Although several users of the prototype ATbar shown by Mashael in the video below wanted extra features most were happy with the basic version and were content with the design and core functionality. Mashael highlighted the usefulness of the kit approach with the introduction of a Braille API and the need for a flexible approach to language support.
The ATbar website is at the stage where the framework is complete and the only thing missing is the content on a few minor pages. There are four sections to the website:
— Kit subsite
— API subsite
— Arabic version site
The Kit subsite is to hold the marketplace for additional modules for the toolbar, but until we have decided how that will be implemented we can’t start making the interface. Currently there is a placeholder with a “coming soon…” message.
The API subsite contains a Wiki for developers which will most likely list the code or have links to GitHub where it is currently published.

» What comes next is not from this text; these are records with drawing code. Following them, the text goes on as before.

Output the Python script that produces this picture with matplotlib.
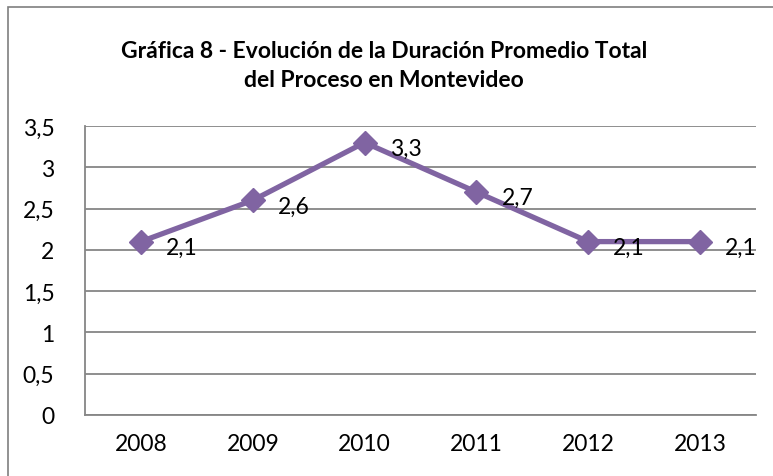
import matplotlib.pyplot as plt
from matplotlib.patches import Rectangle

# ----------------------------
# Data
# ----------------------------

years = ["2008", "2009", "2010", "2011", "2012", "2013"]
duration = [2.1, 2.6, 3.3, 2.7, 2.1, 2.1]
y_ticks = [0, 0.5, 1, 1.5, 2, 2.5, 3, 3.5]
y_tick_labels = ["0", "0,5", "1", "1,5", "2", "2,5", "3", "3,5"]

title = "Gráfica 8 - Evolución de la Duración Promedio Total\ndel Proceso en Montevideo"

plt.rcParams["font.family"] = ["Lato", "DejaVu Sans"]

purple = "#8064A2"
grid_gray = "#868686"

# ----------------------------
# Figure
# ----------------------------

W, H = 773, 477
fig = plt.figure(figsize=(W / 100, H / 100), dpi=100)

# outer chart border (cut off on right/bottom like the reference)
fig.patches.append(Rectangle((8 / W, -0.1), 1.2, 1 - 8 / H + 0.1,
                             transform=fig.transFigure, fill=False,
                             edgecolor="#7f7f7f", linewidth=1.2))

left, right = 85, 756
top, bottom = 127, 416
ax = fig.add_axes([left / W, 1 - bottom / H, (right - left) / W, (bottom - top) / H])

x = list(range(len(years)))
ax.plot(x, duration, color=purple, linewidth=3.8, marker="D",
        markersize=12, zorder=3, clip_on=False)

for xi, v in zip(x, duration):
    ax.annotate(f"{v:.1f}".replace(".", ","), (xi, v), xytext=(18, -4),
                textcoords="offset points", ha="left", va="center",
                fontsize=16.5, color="black", zorder=4)

ax.set_xlim(-0.5, len(years) - 0.5)
ax.set_ylim(0, 3.5)
ax.set_xticks(x)
ax.set_xticklabels(years, fontsize=16.5)
ax.set_yticks(y_ticks)
ax.set_yticklabels(y_tick_labels, fontsize=16.5)
ax.tick_params(axis="both", length=0)
ax.tick_params(axis="x", pad=13)
ax.tick_params(axis="y", pad=22)

ax.grid(axis="y", color=grid_gray, linewidth=1.3)
ax.set_axisbelow(True)
for s in ["top", "right"]:
    ax.spines[s].set_visible(False)
for s in ["left", "bottom"]:
    ax.spines[s].set_color(grid_gray)
    ax.spines[s].set_linewidth(1.3)

fig.text(384 / W, 1 - 66 / H, title, ha="center", va="center",
         fontsize=16.5, fontweight="bold", linespacing=1.5)

fig.savefig("out.png", dpi=100)
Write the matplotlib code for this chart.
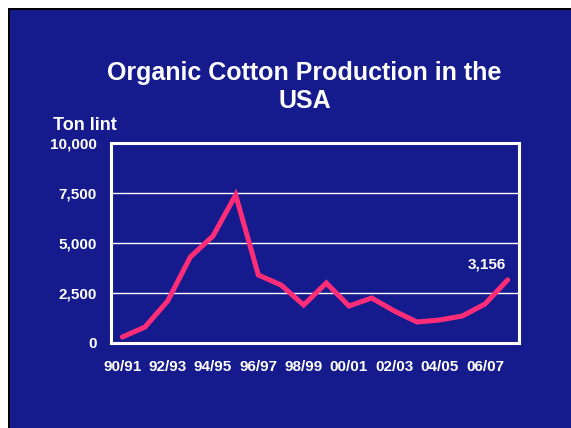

The Arabic site is the same as the English one expect for everything reading to from right to left. We will need someone to translate the ATbar.org pages into Arabic, but once that is done then it will be finished.
The ATbar installer is available from the site now. Simply navigate to the download page and the automatic installer will pick the appropriate installation files depending on what browser you are using. Currently only Chrome and Safari are supported but we hope to include FireFox and IE in the future.
Currently I am working on improving the instructions page to have detailed instructions of use however, these may need to change depending on what features we decide to use on ATbar v2.0. The Help and FAQ files are also under construction – any input with questions that you might think need answering would be appreciated.
The About and Privacy pages also need to be written (looking to E.A for input on those).